__Written request__. Reproduce from the records below, with no pictures, exactly the lines between the one containing "Generate a Python" and the one containing "ax = fig.add_axes([0.332, 0.8282, 0.395, 0.166])", inclusive.

** START OF Recorded information **

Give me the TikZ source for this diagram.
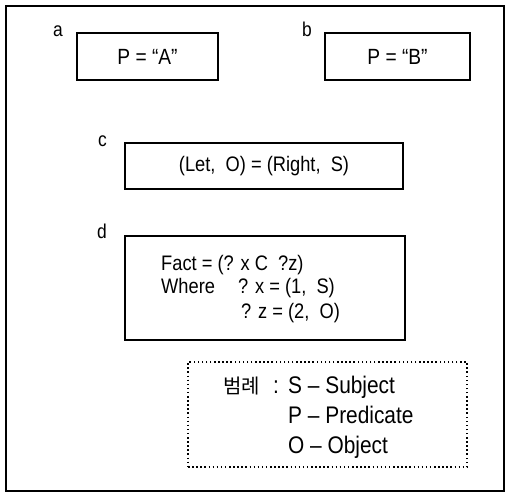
\documentclass[tikz,border=0pt]{standalone}
\usepackage{fontspec}
\setmainfont[FakeStretch=0.87]{Liberation Sans}
\newfontfamily\kr{Noto Sans CJK KR}
\begin{document}
\begin{tikzpicture}[x=1pt,y=-1pt,
  box/.style={draw, line width=1.8pt, inner sep=0pt},
  lbl/.style={anchor=base west, inner sep=0pt, font=\fontsize{20}{24}\selectfont},
  txt/.style={anchor=base west, inner sep=0pt, font=\fontsize{21}{25}\selectfont},
  lgd/.style={anchor=base west, inner sep=0pt, font=\fontsize{24}{28}\selectfont},
  big/.style={font=\fontsize{22}{26}\selectfont},
  mid/.style={font=\fontsize{21}{25}\selectfont}]
\useasboundingbox (0,0) rectangle (507,495);
\draw[line width=2pt] (6,6) rectangle (504,491);
% a, b
\node[lbl] (la) at (53,37) {a};
\node[box, big, minimum width=141pt, minimum height=47pt] (a) at (147.5,56.5) {P = “A”};
\node[lbl] (lb) at (302,37) {b};
\node[box, big, minimum width=145pt, minimum height=47pt] (b) at (397.5,56.5) {P = “B”};
% c
\node[lbl] (lc) at (98,147) {c};
\node[box, mid, minimum width=278pt, minimum height=46pt] (c) at (264,166) {(Let,\ \ O) = (Right,\ \ S)};
% d
\node[lbl] (ld) at (97,238) {d};
\node[box, minimum width=280pt, minimum height=104pt] (d) at (265,288) {};
\node[txt] (d1) at (161,270) {Fact = (? x C\ \ ?z)};
\node[txt] (d2a) at (161,294) {Where};
\node[txt] (d2b) at (238,294) {? x = (1,\ \ S)};
\node[txt] (d3) at (241,318) {? z = (2,\ \ O)};
% legend
\node[draw, line width=1.5pt, dash pattern=on 1.5pt off 2.6pt, minimum width=279pt, minimum height=105pt, inner sep=0pt] (lg) at (327.5,414.5) {};
\node[anchor=base west, inner sep=0pt, font=\kr\fontsize{20}{24}\selectfont] (l0) at (223,393) {범례};
\node[lgd] (lcol) at (273,393) {:};
\node[lgd] (l1) at (288,393) {S – Subject};
\node[lgd] (l2) at (288,423) {P – Predicate};
\node[lgd] (l3) at (288,453) {O – Object};
\end{tikzpicture}
\end{document}
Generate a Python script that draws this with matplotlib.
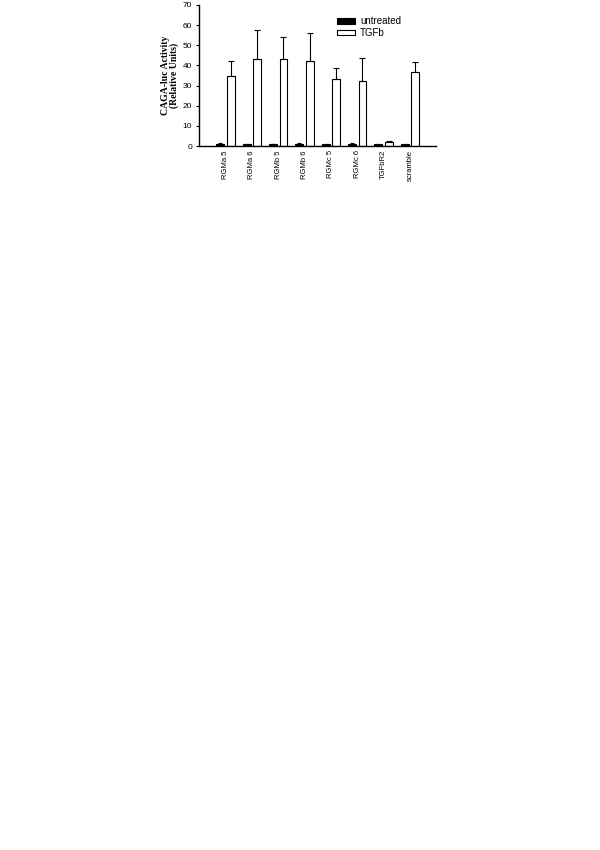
import numpy as np
import matplotlib
matplotlib.use("Agg")
import matplotlib.pyplot as plt

# data
groups = ["RGMa 5", "RGMa 6", "RGMb 5", "RGMb 6", "RGMc 5", "RGMc 6", "TGFbR2", "scramble"]
untreated = [1.0, 1.0, 1.0, 1.1, 0.9, 1.1, 0.8, 0.9]
untreated_err = [0.3, 0.2, 0.2, 0.3, 0.2, 0.4, 0.2, 0.2]
tgfb = [34.5, 43.0, 43.2, 42.2, 33.2, 32.2, 2.2, 36.8]
tgfb_err = [7.5, 14.5, 10.8, 14.1, 5.6, 11.3, 0.5, 5.0]
yticks = [0, 10, 20, 30, 40, 50, 60, 70]

fig = plt.figure(figsize=(6, 8.5), dpi=100)
ax = fig.add_axes([0.332, 0.8282, 0.395, 0.166])

x = np.arange(len(groups))
w = 0.3
ax.bar(x - 0.2, untreated, w, color="black", edgecolor="black", lw=0.8,
       yerr=untreated_err, error_kw=dict(ecolor="black", lw=0.8, capsize=1.5, capthick=0.8),
       label="untreated")
ax.bar(x + 0.2, tgfb, w, color="white", edgecolor="black", lw=0.8,
       yerr=[np.zeros(len(tgfb)), tgfb_err],
       error_kw=dict(ecolor="black", lw=0.8, capsize=2.5, capthick=0.8),
       label="TGFb")

ax.set_xlim(-1, 8)
ax.set_ylim(0, 70)
ax.set_yticks(yticks)
ax.set_xticks(x)
ax.set_xticklabels(groups, rotation=90, fontsize=5.5, family="Liberation Sans")
ax.tick_params(axis="x", length=0, pad=3)
ax.tick_params(axis="y", length=2, width=0.8, labelsize=6, pad=3)
for t in ax.get_yticklabels():
    t.set_family("Liberation Sans")

for s in ["top", "right"]:
    ax.spines[s].set_visible(False)
for s in ["left", "bottom"]:
    ax.spines[s].set_linewidth(1.0)

ax.set_ylabel("CAGA-luc Activity\n(Relative Units)", fontsize=7, fontweight="bold",
              family="Liberation Serif", labelpad=2.5, linespacing=1.0)

leg = ax.legend(loc="upper left", bbox_to_anchor=(0.582, 0.92), frameon=False,
                borderaxespad=0, borderpad=0, handlelength=1.85, handleheight=0.5,
                handletextpad=0.5, labelspacing=0.2,
                prop={"family": "Liberation Sans", "size": 7})

fig.savefig("out.png", dpi=100)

** END OF Recorded information **

__Expected answer__.
Generate a Python script that draws this with matplotlib.
import numpy as np
import matplotlib
matplotlib.use("Agg")
import matplotlib.pyplot as plt

# data
groups = ["RGMa 5", "RGMa 6", "RGMb 5", "RGMb 6", "RGMc 5", "RGMc 6", "TGFbR2", "scramble"]
untreated = [1.0, 1.0, 1.0, 1.1, 0.9, 1.1, 0.8, 0.9]
untreated_err = [0.3, 0.2, 0.2, 0.3, 0.2, 0.4, 0.2, 0.2]
tgfb = [34.5, 43.0, 43.2, 42.2, 33.2, 32.2, 2.2, 36.8]
tgfb_err = [7.5, 14.5, 10.8, 14.1, 5.6, 11.3, 0.5, 5.0]
yticks = [0, 10, 20, 30, 40, 50, 60, 70]

fig = plt.figure(figsize=(6, 8.5), dpi=100)
ax = fig.add_axes([0.332, 0.8282, 0.395, 0.166])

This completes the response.